Federal prosecutors in Miami are taking their case against Victor Manuel Rocha one step further, asking a judge to erase his status as an American altogether. On Friday, the Justice Department said it had filed a civil complaint to strip Rocha of the U.S. citizenship he obtained in 1978, arguing the former ambassador lied his way into the country and hid years of covert work for Cuba. Rocha is already serving a 15-year federal prison sentence after pleading guilty in 2024 to acting as a Cuban agent.
DOJ Files Denaturalization Push in South Florida
According to a filing in the Southern District of Florida described by the U.S. Department of Justice, the government has brought seven counts aimed at voiding Rocha’s naturalization. Prosecutors say he “obtained American citizenship through lies, concealment, and betrayal,” accusing him of hiding his service to Cuban intelligence when he became a citizen.

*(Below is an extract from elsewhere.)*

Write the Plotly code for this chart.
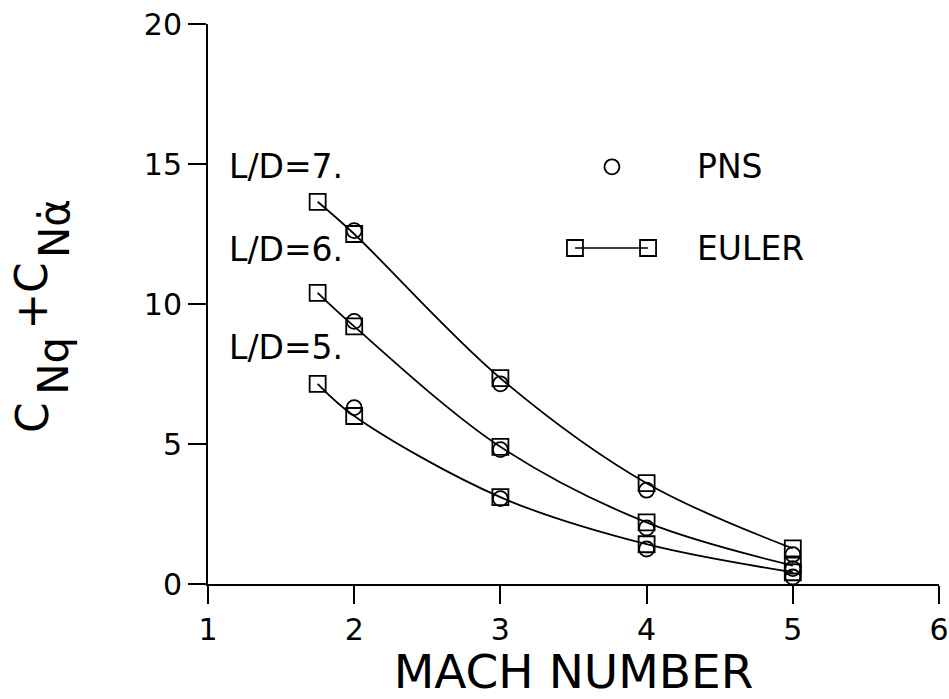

Assistant Attorney General Brett Shumate put it bluntly, saying, “Under no circumstances should an agent of a foreign adversary be permitted to hold the title of American citizen.” The U.S. Attorney for the Southern District of Florida went even further, calling Rocha’s conduct one of the most significant Cuban espionage infiltrations ever uncovered in the United States.
From Elite Diplomat to Convicted Spy
CBS News reports that Rocha, a native of Colombia who became a U.S. citizen in 1978, climbed to the top rungs of American diplomacy. He earned degrees from Harvard and Georgetown, joined the State Department in 1981, served on the National Security Council, and was appointed U.S. ambassador to Bolivia from 2000 to 2002.
Prosecutors say that impressive resume masked a secret, that Rocha had been working for Cuba for more than four decades. He pleaded guilty in 2024 to related charges and is now serving a 15-year sentence. Court records reviewed by CBS show the FBI’s investigation ramped up after a tip in 2022. An undercover agent then reached out to Rocha over WhatsApp with a message “from your friends in Havana,” leading to a series of meetings in Miami.
At those meetings, according to prosecutors, Rocha referred to the United States as “the enemy” and bragged about his efforts on behalf of Cuba, a far cry from the oath he took as a naturalized citizen and senior U.S. diplomat.
What The New Lawsuit Claims
The civil complaint lays out why the Justice Department says Rocha should never have been granted citizenship in the first place. In its filing, described by the U.S. Department of Justice, the government alleges that Rocha was ineligible for naturalization because he concealed material facts and gave false testimony during his naturalization exam, and that he advocated for communism, among other claims.
Prosecutors are asking a judge to revoke his citizenship on seven independent grounds. For now, though, the complaint itself notes that these remain allegations only, that they have not yet been proven in court and that there has been no determination of liability.